Почему заслуги, столь очевидные, не привлекли внимание раньше? Случается, что внешняя колоритность фигуры идет на пользу писательской репутации; что касается Барбе, экстравагантность вредила его литературной славе. Современники обсуждали его рединготы, приталенные жилеты, зашнурованные наподобие корсета, накидки, плащи из грубой ткани, подбитые черным бархатом или красным атласом (одежда типично деревенская и в то же время роскошная), замечали, что его крашеные усы и волосы слишком бросаются в глаза. При этом о красоте стиля даже не вспоминали. К его умонастроениям, политическим взглядам феодала, убежденности абсолютиста и католика, лишенного христианских добродетелей, относились с улыбкой. Желая быть крестоносцем, мушкетером, повесой эпохи Регентства, шуаном, он был скорее напыщенным актером, с упоением игравшим свои роли, говорил Жюль Леметр[609]
. Это значило пройти мимо человека, который скрывался за актером, человека, терзаемого подлинными страстями, надевшего маску денди лишь в надежде спрятать измученное лицо, постепенно, однако же, почти с ней сросшееся.Критики, как школьные учителя, склонны к классификациям. Наклеив на писателя ярлык, они избавляются от необходимости оценивать меру его сложности. Барбе относили к писателям-регионалистам. Между тем, если и поныне очевидно, что Барбе д’Оревильи многим обязан родной почве, если усы викинга, флоберовская стать, основательная архитектура его романов, выбор фона и словаря свидетельствовали о его нормандском характере, если с Нормандией (особенно со священным треугольником: Сен-Совер-ле-Виконт, Валонь, Кутанс), с глубоко чтимым городом Каном его связывали самые тесные узы, – так же несомненно и то, что творчество этого прозаика не ограничено региональными рамками. Вполне естественно для писателя помещать действие своих романов в хорошо знакомую обстановку, с которой связаны его первые незабываемые впечатления. Но если этому писателю не чуждо величие духа – а Барбе был им наделен, – местный колорит в его произведениях обрамляет картины универсального значения. Важно не то, что Сезанн писал гору Сент-Виктуар, а то, что он стал Сезанном. Нас волнует не то, что Барбе д’Оревильи изображал ланды Лассе, а то, что он – Барбе.

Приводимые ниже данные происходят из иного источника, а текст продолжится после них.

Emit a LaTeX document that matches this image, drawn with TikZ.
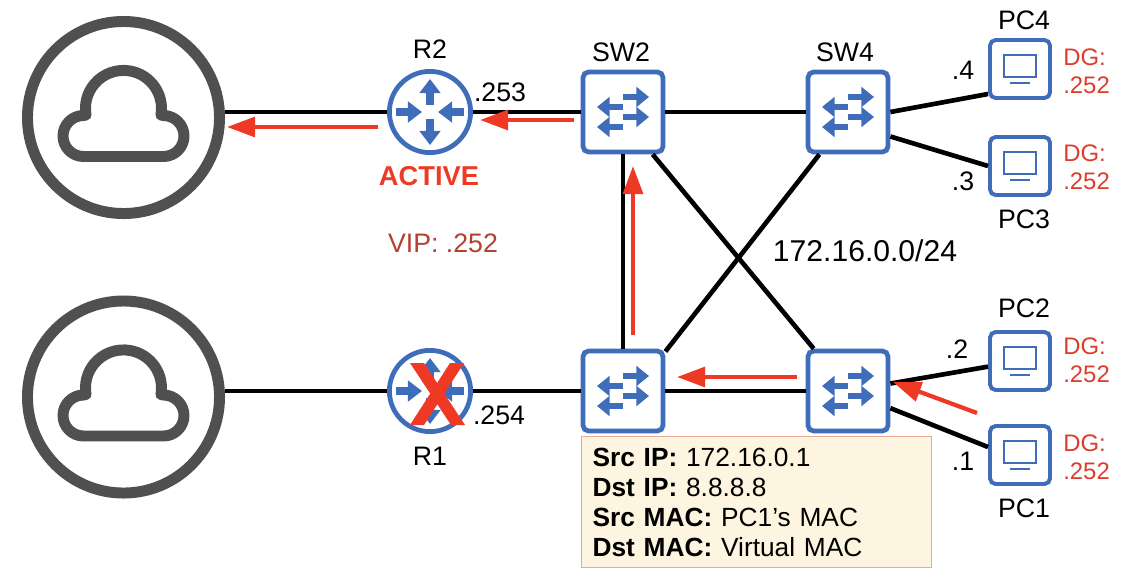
\documentclass[tikz,border=0pt]{standalone}
\usepackage{fontspec}
\setmainfont{Liberation Sans}
\usetikzlibrary{arrows.meta}
\definecolor{iconblue}{HTML}{3F6DB9}
\definecolor{cloudgrey}{HTML}{505050}
\definecolor{flowred}{HTML}{EE3A24}
\definecolor{vipred}{HTML}{B5402F}
\definecolor{dgred}{HTML}{DC3D2B}
\definecolor{boxfill}{HTML}{FDF5DF}
\definecolor{boxline}{HTML}{EBA797}
\tikzset{
  txt/.style={font=\fontsize{19}{22}\selectfont, inner sep=0pt},
  router/.style={circle, draw=iconblue, line width=3.4pt, minimum size=2.03cm, inner sep=0pt},
  switch/.style={rectangle, rounded corners=4pt, draw=iconblue, line width=3.4pt, minimum width=2.0cm, minimum height=2.0cm},
  host/.style={rectangle, rounded corners=4pt, draw=iconblue, line width=2.8pt, minimum width=1.5cm, minimum height=1.45cm},
  cloudring/.style={circle, draw=cloudgrey, line width=7.8pt, minimum size=4.8cm, inner sep=0pt},
  link/.style={line width=3.3pt, black},
  flow/.style={line width=3pt, flowred, -{Triangle[length=20pt,width=14pt]}},
  dg/.style={font=\fontsize{17}{20}\selectfont, text=dgred, align=left, anchor=west, inner sep=0pt},
  blue arrow/.style={line width=5pt, iconblue, -{Triangle[length=10pt,width=14.5pt]}},
  swap arrow/.style={line width=4.5pt, iconblue, -{Triangle[length=9pt,width=14pt]}},
  pics/routericon/.style={code={
    \draw[blue arrow] (0,-7) -- (0,-33);
    \draw[blue arrow] (0,7) -- (0,33);
    \draw[blue arrow] (-34,0) -- (-8,0);
    \draw[blue arrow] (34,0) -- (8,0);
  }},
  pics/switchicon/.style={code={
    \draw[swap arrow] (0,-15) -- (26,-15);
    \draw[swap arrow] (0,-5) -- (-26,-5);
    \draw[swap arrow] (0,5) -- (26,5);
    \draw[swap arrow] (0,15) -- (-26,15);
  }},
  pics/pcicon/.style={code={
    \draw[iconblue, line width=2pt] (-16,-14) rectangle (16,8);
    \draw[iconblue, line width=2pt] (-10,14) -- (10,14);
  }},
  pics/cloudicon/.style={code={
    \draw[cloudgrey, line width=7.8pt, line join=round]
      (-40,39) -- (40,39) arc[start angle=90, end angle=-90, radius=20.5]
      -- (37.4,-2.5) arc[start angle=10, end angle=-190, radius=38]
      -- (-40,-2) arc[start angle=-90, end angle=-270, radius=20.5] -- cycle;
  }}
}
\begin{document}
\begin{tikzpicture}[x=0.025cm,y=-0.025cm]
  \useasboundingbox (0,0) rectangle (1128,574);

  % Clouds
  \node[cloudring] (cloudtop) at (123.5,117.5) {};
  \node[cloudring] (cloudbot) at (123.5,397) {};
  \pic at (cloudtop) {cloudicon};
  \pic at (cloudbot) {cloudicon};

  % Routers
  \node[router] (r2) at (430,112) {};
  \node[router] (r1) at (430,391) {};
  \pic at (r2) {routericon};
  \pic at (r1) {routericon};

  % Switches
  \node[switch] (sw2) at (623,112) {};
  \node[switch] (sw4) at (848,112) {};
  \node[switch] (sw1) at (623,391) {};
  \node[switch] (sw3) at (848,391) {};
  \pic at (sw2) {switchicon};
  \pic at (sw4) {switchicon};
  \pic at (sw1) {switchicon};
  \pic at (sw3) {switchicon};

  % PCs
  \node[host] (pc4) at (1020,69) {};
  \node[host] (pc3) at (1020,166) {};
  \node[host] (pc2) at (1020,361) {};
  \node[host] (pc1) at (1020,455) {};
  \pic at (pc4) {pcicon};
  \pic at (pc3) {pcicon};
  \pic at (pc2) {pcicon};
  \pic at (pc1) {pcicon};

  % Links
  \draw[link] (cloudtop.east |- r2) -- (r2);
  \draw[link] (r2) -- (sw2);
  \draw[link] (sw2) -- (sw4);
  \draw[link] (cloudbot.east |- r1) -- (r1);
  \draw[link] (r1) -- (sw1);
  \draw[link] (sw1) -- (sw3);
  \draw[link] (sw2) -- (sw1);
  \draw[link] (sw2.-55) -- (sw3.129);
  \draw[link] (sw4.236) -- (sw1.43);
  \draw[link] (sw4.east) -- (pc4.218);
  \draw[link] (sw4.-30) -- (pc3.west);
  \draw[link] (sw3.10) -- (pc2.190);
  \draw[link] (sw3.-22) -- (pc1.166);

  % Traffic path
  \coordinate (flowa) at (977,413);
  \coordinate (flowb) at (893,382);
  \coordinate (flowc) at (797,377);
  \coordinate (flowd) at (677,377);
  \coordinate (flowe) at (633,335);
  \coordinate (flowf) at (633,166);
  \coordinate (flowg) at (574,120);
  \coordinate (flowh) at (480,120);
  \coordinate (flowi) at (378,127);
  \coordinate (flowj) at (227,127);
  \draw[flow] (flowa) -- (flowb);
  \draw[flow] (flowc) -- (flowd);
  \draw[flow] (flowe) -- (flowf);
  \draw[flow] (flowg) -- (flowh);
  \draw[flow] (flowi) -- (flowj);

  % Cross on R1
  \fill[flowred] (410,363) -- (424,363) -- (465,425) -- (451,425) -- cycle;
  \fill[flowred] (464,363) -- (450,363) -- (410,425) -- (424,425) -- cycle;

  % Device names
  \node[txt] (namer2) at (430,49) {R2};
  \node[txt] (namer1) at (430,456) {R1};
  \node[txt] (namesw2) at (621,52) {SW2};
  \node[txt] (namesw4) at (845,52) {SW4};
  \node[txt] (namepc4) at (1024,20) {PC4};
  \node[txt] (namepc3) at (1024,219) {PC3};
  \node[txt] (namepc2) at (1024,308) {PC2};
  \node[txt] (namepc1) at (1024,508) {PC1};

  % Addresses
  \node[txt] (ip253) at (500,92) {.253};
  \node[txt] (ip254) at (499,415) {.254};
  \node[txt] (ip4) at (963,70) {.4};
  \node[txt] (ip3) at (963,181) {.3};
  \node[txt] (ip2) at (957,349) {.2};
  \node[txt] (ip1) at (963,461) {.1};
  \node[font=\fontsize{21.4}{24}\selectfont, inner sep=0pt] (subnet) at (865,251) {172.16.0.0/24};

  % Gateway notes
  \node[dg] (dgpc4) at (1063,71) {DG:\\.252};
  \node[dg] (dgpc3) at (1063,167) {DG:\\.252};
  \node[dg] (dgpc2) at (1063,360) {DG:\\.252};
  \node[dg] (dgpc1) at (1063,457) {DG:\\.252};

  % HSRP state
  \node[font=\bfseries\fontsize{19.4}{22}\selectfont, text=flowred, inner sep=0pt] (active) at (429,176) {ACTIVE};
  \node[font=\fontsize{19}{22}\selectfont, text=vipred, inner sep=0pt] (vip) at (443,243) {VIP: .252};

  % Packet headers
  \node[draw=boxline, fill=boxfill, line width=0.8pt, anchor=north west, inner xsep=0.275cm, inner ysep=0.2cm,
        text width=8.2cm, minimum height=3.275cm, align=left, font=\fontsize{18.7}{21.3}\selectfont] (headers) at (581,436)
    {\textbf{Src IP:} 172.16.0.1\\
     \textbf{Dst IP:} 8.8.8.8\\
     \textbf{Src MAC:} PC1’s MAC\\
     \textbf{Dst MAC:} Virtual MAC};
\end{tikzpicture}
\end{document}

Ему присвоили и другой ярлык, назвав романтиком. В этом также есть доля истины, но лишь доля. Конечно, Барбе вступил в литературную жизнь в эпоху, когда молодой романтизм кружил головы всем без исключения. Он знавал Жорж Санд времен «Лелии», Виктора Гюго времен «Лукреции Борджиа»[610]
. Он разделял с романтиками вкус к ужасному, чрезмерному. Некоторые страницы «Дьявольских ликов» и даже «Старой любовницы» чем-то напоминают «Гана Исландца». А как же иначе? Человеку свойственно испытывать влияние своего времени. Флобер, стремившийся уйти от романтизма, глубоко им проникнут. Стендаль в «Итальянских хрониках», Мериме в отдельных новеллах описанием ужасов не уступают Барбе.Но есть два типа романтиков: романтик-лирик, неспособный холодно судить о страстях, которые им владеют, и романтик, чье самообладание так велико, что позволяет ему высмеивать собственные порывы. Ко второму типу принадлежат Байрон, Стендаль, Мериме, иногда Шатобриан и всегда Барбе д’Оревильи. Подлинного Барбе надо искать не в романах, хотя среди них есть шедевры. «Записные книжки (Memoranda)», «Дневник» и особенно «Письма к Требюсьену» – вот где откроется нам подлинный Барбе. Отлично зная об этом, он надеялся, что посмертной славой наградят его именно письма к канскому книгопродавцу, инвалиду, чья душа была ему подвластна, как клавиатура музыканту. Он был прав. Письма достойны восхищения – и смелостью мысли, и естественностью стиля.
Мы обнаруживаем, что здесь тон Барбе своей непосредственностью удивительно напоминает тон писем и дневников Байрона. Оба были натурами страстными, созданными для деятельной жизни, и томились, будто хищники в клетке, порой ради минутного забвения предаваясь разврату или пьянству. Оба познали любовь – нежную и сентиментальную, затем разочаровались, после чего относились ко всем иным формам любви с осознанным цинизмом, сперва от отчаяния, позже по привычке. Послушаем, что говорит Барбе Требюсьену[611]
: «Невероятно! Для меня жизнь страстей не исключает скуку, горькую и мучительную». Мы узнаем неисцелимое презрительное умонастроение Чайльд-Гарольда.